— BEGIN Supplied data —

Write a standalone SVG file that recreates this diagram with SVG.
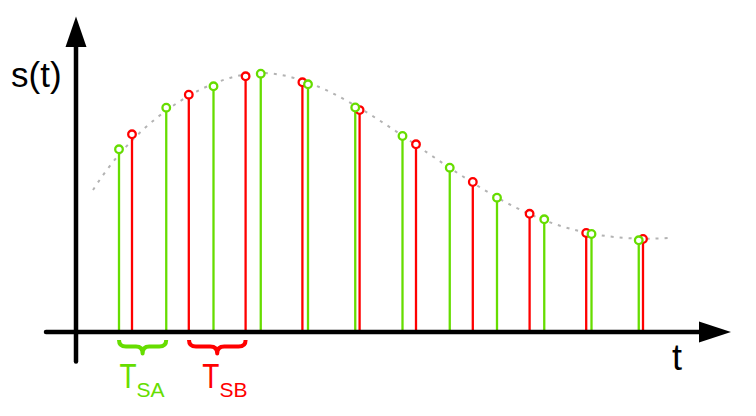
<svg xmlns="http://www.w3.org/2000/svg" width="756" height="416" viewBox="0 0 756 416">
<style>
.g{stroke:#66dd00;stroke-width:2.3;fill:none}
.r{stroke:#ff0000;stroke-width:2.3;fill:none}
.gc{stroke:#66dd00;stroke-width:2.3;fill:#fff}
.rc{stroke:#ff0000;stroke-width:2.3;fill:#fff}
.ax{stroke:#000;stroke-width:4.5;stroke-linecap:round;fill:none}
.lbl{font-family:"Liberation Sans",Arial,sans-serif}
</style>
<rect width="756" height="416" fill="#fff"/>
<g id="curve">
<path d="M93,190 C143,111 216,73 261,73 C321,73 390,128.4 450,168 C510,207.6 568,244 668,238" fill="none" stroke="#b3b3b3" stroke-width="2" stroke-dasharray="3 6"/>
</g>
<g id="connectors">
<g id="stems-green">
<line class="g" x1="119" y1="331" x2="119" y2="153"/>
<line class="g" x1="166.25" y1="331" x2="166.25" y2="111.5"/>
<line class="g" x1="213.5" y1="331" x2="213.5" y2="90"/>
<line class="g" x1="260.75" y1="331" x2="260.75" y2="77.5"/>
<line class="g" x1="308" y1="331" x2="308" y2="88"/>
<line class="g" x1="355.25" y1="331" x2="355.25" y2="111.2"/>
<line class="g" x1="402.5" y1="331" x2="402.5" y2="139.7"/>
<line class="g" x1="449.75" y1="331" x2="449.75" y2="171.5"/>
<line class="g" x1="497" y1="331" x2="497" y2="201.5"/>
<line class="g" x1="544.25" y1="331" x2="544.25" y2="223"/>
<line class="g" x1="591.5" y1="331" x2="591.5" y2="237.7"/>
<line class="g" x1="638.75" y1="331" x2="638.75" y2="244"/>
</g>
<g id="stems-red">
<line class="r" x1="132" y1="331" x2="132" y2="138"/>
<line class="r" x1="188.8" y1="331" x2="188.8" y2="98.5"/>
<line class="r" x1="245.6" y1="331" x2="245.6" y2="80"/>
<line class="r" x1="302.4" y1="331" x2="302.4" y2="86"/>
<line class="r" x1="359.6" y1="331" x2="359.6" y2="113.8"/>
<line class="r" x1="416" y1="331" x2="416" y2="148"/>
<line class="r" x1="472.8" y1="331" x2="472.8" y2="185.7"/>
<line class="r" x1="529.6" y1="331" x2="529.6" y2="217.5"/>
<line class="r" x1="586.2" y1="331" x2="586.2" y2="236.7"/>
<line class="r" x1="643" y1="331" x2="643" y2="242.7"/>
</g>
</g>
<g id="samples-red">
<circle class="rc" cx="132" cy="134.3" r="3.8"/>
<circle class="rc" cx="188.8" cy="94.7" r="3.8"/>
<circle class="rc" cx="245.6" cy="76.3" r="3.8"/>
<circle class="rc" cx="302.4" cy="82.3" r="3.8"/>
<circle class="rc" cx="359.6" cy="110.1" r="3.8"/>
<circle class="rc" cx="416" cy="144.3" r="3.8"/>
<circle class="rc" cx="472.8" cy="182" r="3.8"/>
<circle class="rc" cx="529.6" cy="213.8" r="3.8"/>
<circle class="rc" cx="586.2" cy="233" r="3.8"/>
<circle class="rc" cx="643" cy="239" r="3.8"/>
</g>
<g id="samples-green">
<circle class="gc" cx="119" cy="149.3" r="3.8"/>
<circle class="gc" cx="166.25" cy="107.7" r="3.8"/>
<circle class="gc" cx="213.5" cy="86.3" r="3.8"/>
<circle class="gc" cx="260.75" cy="73.7" r="3.8"/>
<circle class="gc" cx="308" cy="84.3" r="3.8"/>
<circle class="gc" cx="355.25" cy="107.5" r="3.8"/>
<circle class="gc" cx="402.5" cy="136" r="3.8"/>
<circle class="gc" cx="449.75" cy="167.7" r="3.8"/>
<circle class="gc" cx="497" cy="197.7" r="3.8"/>
<circle class="gc" cx="544.25" cy="219.3" r="3.8"/>
<circle class="gc" cx="591.5" cy="234" r="3.8"/>
<circle class="gc" cx="638.75" cy="240.3" r="3.8"/>
</g>
<g id="axes">
<line class="ax" x1="46" y1="332" x2="702" y2="332"/>
<polygon points="699,321.5 731,332 699,342.5" fill="#000"/>
<line class="ax" x1="76" y1="361.5" x2="76" y2="45"/>
<polygon points="65.5,47 76,16.5 86.5,47" fill="#000"/>
<text class="lbl" x="11" y="87" font-size="35" fill="#000">s(t)</text>
<text class="lbl" x="672" y="370" font-size="36" fill="#000">t</text>
</g>
<g id="brace-a">
<path d="M119,340 Q119,346.5 126,346.5 L136,346.5 Q142.6,346.5 142.6,353.5 Q142.6,346.5 149.2,346.5 L159.2,346.5 Q166.2,346.5 166.2,340" fill="none" stroke="#66dd00" stroke-width="4" stroke-linejoin="round"/>
<text class="lbl" transform="translate(119.5,387.5) scale(0.8,1)" font-size="35" fill="#66dd00">T</text>
<text class="lbl" x="136.5" y="397" font-size="21" fill="#66dd00">SA</text>
</g>
<g id="brace-b">
<path d="M189,340 Q189,346.5 196,346.5 L210.2,346.5 Q217.2,346.5 217.2,353.5 Q217.2,346.5 224.2,346.5 L238.6,346.5 Q245.6,346.5 245.6,340" fill="none" stroke="#ff0000" stroke-width="4" stroke-linejoin="round"/>
<text class="lbl" transform="translate(202.2,387.5) scale(0.8,1)" font-size="35" fill="#ff0000">T</text>
<text class="lbl" x="219.5" y="397" font-size="21" fill="#ff0000">SB</text>
</g>
</svg>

— END Supplied data —

Problem statement:
Repeat the material above in full and unchanged, minus its images.

Written response:
Write a standalone SVG file that recreates this diagram with SVG.
<svg xmlns="http://www.w3.org/2000/svg" width="756" height="416" viewBox="0 0 756 416">
<style>
.g{stroke:#66dd00;stroke-width:2.3;fill:none}
.r{stroke:#ff0000;stroke-width:2.3;fill:none}
.gc{stroke:#66dd00;stroke-width:2.3;fill:#fff}
.rc{stroke:#ff0000;stroke-width:2.3;fill:#fff}
.ax{stroke:#000;stroke-width:4.5;stroke-linecap:round;fill:none}
.lbl{font-family:"Liberation Sans",Arial,sans-serif}
</style>
<rect width="756" height="416" fill="#fff"/>
<g id="curve">
<path d="M93,190 C143,111 216,73 261,73 C321,73 390,128.4 450,168 C510,207.6 568,244 668,238" fill="none" stroke="#b3b3b3" stroke-width="2" stroke-dasharray="3 6"/>
</g>
<g id="connectors">
<g id="stems-green">
<line class="g" x1="119" y1="331" x2="119" y2="153"/>
<line class="g" x1="166.25" y1="331" x2="166.25" y2="111.5"/>
<line class="g" x1="213.5" y1="331" x2="213.5" y2="90"/>
<line class="g" x1="260.75" y1="331" x2="260.75" y2="77.5"/>
<line class="g" x1="308" y1="331" x2="308" y2="88"/>
<line class="g" x1="355.25" y1="331" x2="355.25" y2="111.2"/>
<line class="g" x1="402.5" y1="331" x2="402.5" y2="139.7"/>
<line class="g" x1="449.75" y1="331" x2="449.75" y2="171.5"/>
<line class="g" x1="497" y1="331" x2="497" y2="201.5"/>
<line class="g" x1="544.25" y1="331" x2="544.25" y2="223"/>
<line class="g" x1="591.5" y1="331" x2="591.5" y2="237.7"/>
<line class="g" x1="638.75" y1="331" x2="638.75" y2="244"/>
</g>
<g id="stems-red">
<line class="r" x1="132" y1="331" x2="132" y2="138"/>
<line class="r" x1="188.8" y1="331" x2="188.8" y2="98.5"/>
<line class="r" x1="245.6" y1="331" x2="245.6" y2="80"/>
<line class="r" x1="302.4" y1="331" x2="302.4" y2="86"/>
<line class="r" x1="359.6" y1="331" x2="359.6" y2="113.8"/>
<line class="r" x1="416" y1="331" x2="416" y2="148"/>
<line class="r" x1="472.8" y1="331" x2="472.8" y2="185.7"/>
<line class="r" x1="529.6" y1="331" x2="529.6" y2="217.5"/>
<line class="r" x1="586.2" y1="331" x2="586.2" y2="236.7"/>
<line class="r" x1="643" y1="331" x2="643" y2="242.7"/>
</g>
</g>
<g id="samples-red">
<circle class="rc" cx="132" cy="134.3" r="3.8"/>
<circle class="rc" cx="188.8" cy="94.7" r="3.8"/>
<circle class="rc" cx="245.6" cy="76.3" r="3.8"/>
<circle class="rc" cx="302.4" cy="82.3" r="3.8"/>
<circle class="rc" cx="359.6" cy="110.1" r="3.8"/>
<circle class="rc" cx="416" cy="144.3" r="3.8"/>
<circle class="rc" cx="472.8" cy="182" r="3.8"/>
<circle class="rc" cx="529.6" cy="213.8" r="3.8"/>
<circle class="rc" cx="586.2" cy="233" r="3.8"/>
<circle class="rc" cx="643" cy="239" r="3.8"/>
</g>
<g id="samples-green">
<circle class="gc" cx="119" cy="149.3" r="3.8"/>
<circle class="gc" cx="166.25" cy="107.7" r="3.8"/>
<circle class="gc" cx="213.5" cy="86.3" r="3.8"/>
<circle class="gc" cx="260.75" cy="73.7" r="3.8"/>
<circle class="gc" cx="308" cy="84.3" r="3.8"/>
<circle class="gc" cx="355.25" cy="107.5" r="3.8"/>
<circle class="gc" cx="402.5" cy="136" r="3.8"/>
<circle class="gc" cx="449.75" cy="167.7" r="3.8"/>
<circle class="gc" cx="497" cy="197.7" r="3.8"/>
<circle class="gc" cx="544.25" cy="219.3" r="3.8"/>
<circle class="gc" cx="591.5" cy="234" r="3.8"/>
<circle class="gc" cx="638.75" cy="240.3" r="3.8"/>
</g>
<g id="axes">
<line class="ax" x1="46" y1="332" x2="702" y2="332"/>
<polygon points="699,321.5 731,332 699,342.5" fill="#000"/>
<line class="ax" x1="76" y1="361.5" x2="76" y2="45"/>
<polygon points="65.5,47 76,16.5 86.5,47" fill="#000"/>
<text class="lbl" x="11" y="87" font-size="35" fill="#000">s(t)</text>
<text class="lbl" x="672" y="370" font-size="36" fill="#000">t</text>
</g>
<g id="brace-a">
<path d="M119,340 Q119,346.5 126,346.5 L136,346.5 Q142.6,346.5 142.6,353.5 Q142.6,346.5 149.2,346.5 L159.2,346.5 Q166.2,346.5 166.2,340" fill="none" stroke="#66dd00" stroke-width="4" stroke-linejoin="round"/>
<text class="lbl" transform="translate(119.5,387.5) scale(0.8,1)" font-size="35" fill="#66dd00">T</text>
<text class="lbl" x="136.5" y="397" font-size="21" fill="#66dd00">SA</text>
</g>
<g id="brace-b">
<path d="M189,340 Q189,346.5 196,346.5 L210.2,346.5 Q217.2,346.5 217.2,353.5 Q217.2,346.5 224.2,346.5 L238.6,346.5 Q245.6,346.5 245.6,340" fill="none" stroke="#ff0000" stroke-width="4" stroke-linejoin="round"/>
<text class="lbl" transform="translate(202.2,387.5) scale(0.8,1)" font-size="35" fill="#ff0000">T</text>
<text class="lbl" x="219.5" y="397" font-size="21" fill="#ff0000">SB</text>
</g>
</svg>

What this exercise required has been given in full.